### WHAT YOU HAVE TO DO
Transcribe the material exactly. Images do not belong in the copy.

>> START SUPPLIED MATERIAL

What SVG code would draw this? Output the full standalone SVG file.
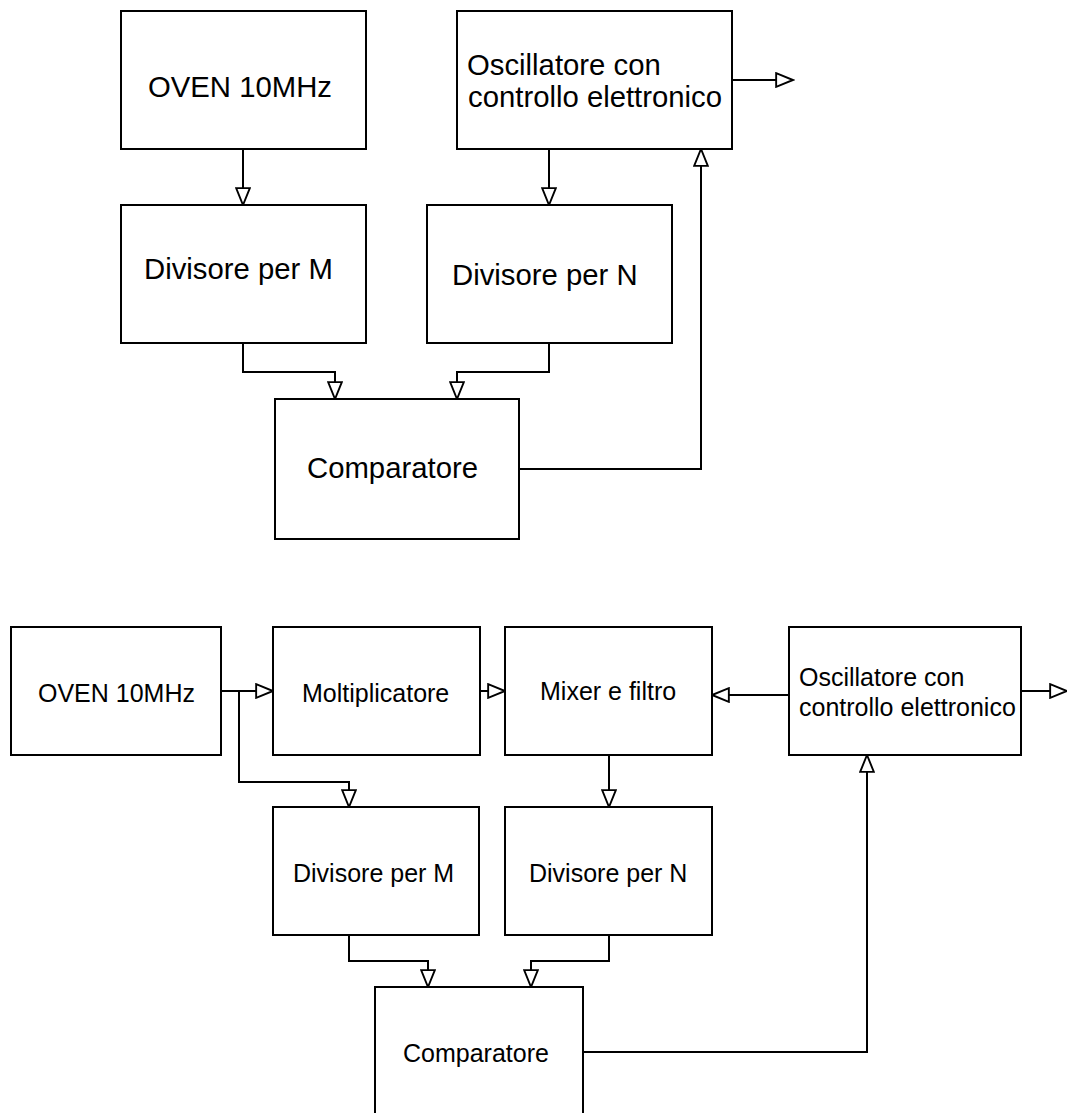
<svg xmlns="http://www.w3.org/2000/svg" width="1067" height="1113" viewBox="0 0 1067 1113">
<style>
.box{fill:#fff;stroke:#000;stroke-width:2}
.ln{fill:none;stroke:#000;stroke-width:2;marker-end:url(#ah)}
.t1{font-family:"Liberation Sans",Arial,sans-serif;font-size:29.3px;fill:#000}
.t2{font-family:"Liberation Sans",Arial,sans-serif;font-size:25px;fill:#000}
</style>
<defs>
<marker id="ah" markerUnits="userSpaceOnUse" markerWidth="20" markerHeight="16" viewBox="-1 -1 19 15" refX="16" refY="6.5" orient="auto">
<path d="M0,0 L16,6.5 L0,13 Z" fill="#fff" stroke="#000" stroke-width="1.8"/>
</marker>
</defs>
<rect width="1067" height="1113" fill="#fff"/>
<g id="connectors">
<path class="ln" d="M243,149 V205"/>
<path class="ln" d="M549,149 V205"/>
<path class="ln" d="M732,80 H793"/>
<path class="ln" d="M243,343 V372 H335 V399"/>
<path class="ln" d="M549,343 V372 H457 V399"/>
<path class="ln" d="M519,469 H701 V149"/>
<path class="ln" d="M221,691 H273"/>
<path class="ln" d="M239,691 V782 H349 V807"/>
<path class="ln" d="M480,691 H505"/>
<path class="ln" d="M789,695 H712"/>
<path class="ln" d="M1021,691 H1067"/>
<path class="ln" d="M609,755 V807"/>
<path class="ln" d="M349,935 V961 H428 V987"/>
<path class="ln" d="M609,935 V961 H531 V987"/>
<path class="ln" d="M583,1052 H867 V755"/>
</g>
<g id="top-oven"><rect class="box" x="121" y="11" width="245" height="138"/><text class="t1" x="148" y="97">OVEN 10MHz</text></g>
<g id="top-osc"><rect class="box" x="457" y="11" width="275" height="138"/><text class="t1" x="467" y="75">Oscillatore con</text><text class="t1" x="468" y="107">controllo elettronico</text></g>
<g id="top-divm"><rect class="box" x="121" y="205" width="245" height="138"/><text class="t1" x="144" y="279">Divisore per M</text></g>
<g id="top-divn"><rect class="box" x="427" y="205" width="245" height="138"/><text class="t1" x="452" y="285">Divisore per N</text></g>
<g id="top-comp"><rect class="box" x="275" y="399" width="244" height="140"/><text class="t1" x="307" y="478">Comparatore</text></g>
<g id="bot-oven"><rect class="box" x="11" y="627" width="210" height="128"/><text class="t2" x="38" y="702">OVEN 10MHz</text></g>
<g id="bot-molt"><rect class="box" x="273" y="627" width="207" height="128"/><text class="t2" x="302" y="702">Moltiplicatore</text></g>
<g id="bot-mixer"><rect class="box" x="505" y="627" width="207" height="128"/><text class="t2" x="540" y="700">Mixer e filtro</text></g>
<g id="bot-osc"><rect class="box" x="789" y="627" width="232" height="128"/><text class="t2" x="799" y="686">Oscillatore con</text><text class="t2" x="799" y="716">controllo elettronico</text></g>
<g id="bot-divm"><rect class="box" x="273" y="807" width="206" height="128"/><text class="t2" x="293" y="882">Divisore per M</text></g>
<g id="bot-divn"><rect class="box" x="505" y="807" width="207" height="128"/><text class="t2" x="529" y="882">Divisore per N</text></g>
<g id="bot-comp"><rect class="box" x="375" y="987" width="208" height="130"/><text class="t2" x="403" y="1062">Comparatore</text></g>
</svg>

>> END SUPPLIED MATERIAL

### ANSWER
What SVG code would draw this? Output the full standalone SVG file.
<svg xmlns="http://www.w3.org/2000/svg" width="1067" height="1113" viewBox="0 0 1067 1113">
<style>
.box{fill:#fff;stroke:#000;stroke-width:2}
.ln{fill:none;stroke:#000;stroke-width:2;marker-end:url(#ah)}
.t1{font-family:"Liberation Sans",Arial,sans-serif;font-size:29.3px;fill:#000}
.t2{font-family:"Liberation Sans",Arial,sans-serif;font-size:25px;fill:#000}
</style>
<defs>
<marker id="ah" markerUnits="userSpaceOnUse" markerWidth="20" markerHeight="16" viewBox="-1 -1 19 15" refX="16" refY="6.5" orient="auto">
<path d="M0,0 L16,6.5 L0,13 Z" fill="#fff" stroke="#000" stroke-width="1.8"/>
</marker>
</defs>
<rect width="1067" height="1113" fill="#fff"/>
<g id="connectors">
<path class="ln" d="M243,149 V205"/>
<path class="ln" d="M549,149 V205"/>
<path class="ln" d="M732,80 H793"/>
<path class="ln" d="M243,343 V372 H335 V399"/>
<path class="ln" d="M549,343 V372 H457 V399"/>
<path class="ln" d="M519,469 H701 V149"/>
<path class="ln" d="M221,691 H273"/>
<path class="ln" d="M239,691 V782 H349 V807"/>
<path class="ln" d="M480,691 H505"/>
<path class="ln" d="M789,695 H712"/>
<path class="ln" d="M1021,691 H1067"/>
<path class="ln" d="M609,755 V807"/>
<path class="ln" d="M349,935 V961 H428 V987"/>
<path class="ln" d="M609,935 V961 H531 V987"/>
<path class="ln" d="M583,1052 H867 V755"/>
</g>
<g id="top-oven"><rect class="box" x="121" y="11" width="245" height="138"/><text class="t1" x="148" y="97">OVEN 10MHz</text></g>
<g id="top-osc"><rect class="box" x="457" y="11" width="275" height="138"/><text class="t1" x="467" y="75">Oscillatore con</text><text class="t1" x="468" y="107">controllo elettronico</text></g>
<g id="top-divm"><rect class="box" x="121" y="205" width="245" height="138"/><text class="t1" x="144" y="279">Divisore per M</text></g>
<g id="top-divn"><rect class="box" x="427" y="205" width="245" height="138"/><text class="t1" x="452" y="285">Divisore per N</text></g>
<g id="top-comp"><rect class="box" x="275" y="399" width="244" height="140"/><text class="t1" x="307" y="478">Comparatore</text></g>
<g id="bot-oven"><rect class="box" x="11" y="627" width="210" height="128"/><text class="t2" x="38" y="702">OVEN 10MHz</text></g>
<g id="bot-molt"><rect class="box" x="273" y="627" width="207" height="128"/><text class="t2" x="302" y="702">Moltiplicatore</text></g>
<g id="bot-mixer"><rect class="box" x="505" y="627" width="207" height="128"/><text class="t2" x="540" y="700">Mixer e filtro</text></g>
<g id="bot-osc"><rect class="box" x="789" y="627" width="232" height="128"/><text class="t2" x="799" y="686">Oscillatore con</text><text class="t2" x="799" y="716">controllo elettronico</text></g>
<g id="bot-divm"><rect class="box" x="273" y="807" width="206" height="128"/><text class="t2" x="293" y="882">Divisore per M</text></g>
<g id="bot-divn"><rect class="box" x="505" y="807" width="207" height="128"/><text class="t2" x="529" y="882">Divisore per N</text></g>
<g id="bot-comp"><rect class="box" x="375" y="987" width="208" height="130"/><text class="t2" x="403" y="1062">Comparatore</text></g>
</svg>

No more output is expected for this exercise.